Good modeling practice for the calibration of ion exchange breakthrough prediction

Abstract

Ion exchange (IX) is a key technology in resource recovery for demineralization and fit-for-purpose water production thanks to its ion-selective recovery features. A major bottleneck in the optimization of the IX process is the accurate prediction of ion breakthrough times, which has the potential to save on regeneration chemicals by maximizing resin utilization. The models used to predict ion breakthrough times are often unreliable due to poor calibration methods and high uncertainty in parameter estimates.
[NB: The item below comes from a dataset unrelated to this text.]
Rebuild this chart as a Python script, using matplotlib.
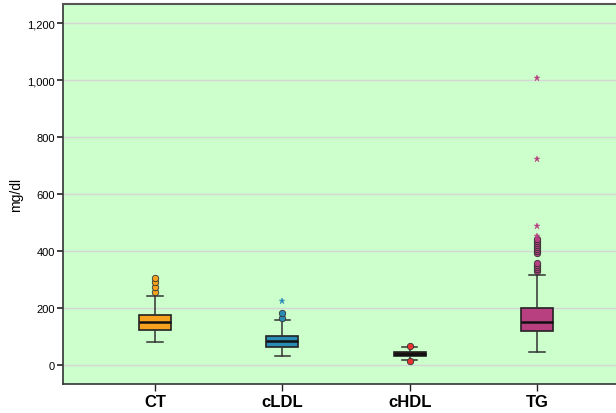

A well-calibrated model for ion breakthrough prediction can provide important insights into the process and enable optimization and model-based control with the goal of improving the overall e_iciency and sustainability of the process. Therefore, we performed local and global sensitivity analyses to identify the design and operational parameters that contribute most to the prediction of breakthrough curves. The global sensitivity analysis allowed us to select a small subset of parameters for calibration, which showed that only two parameters, namely the maximum adsorption capacity isotherm parameter and the resin particle size, need to be thoroughly calibrated to obtain an accurate prediction of the breakthrough curve. We also showed that uncertainty quantification for model calibration is important to establish the reliability of the predictions. Validation of the model was carried out using experimental data. Hence, we propose a sound calibration procedure, based on good modeling practice, that encompasses both sensitivity and uncertainty analyses and provides a basis for the optimization of the IX process with the aim of improving the accuracy of breakthrough prediction.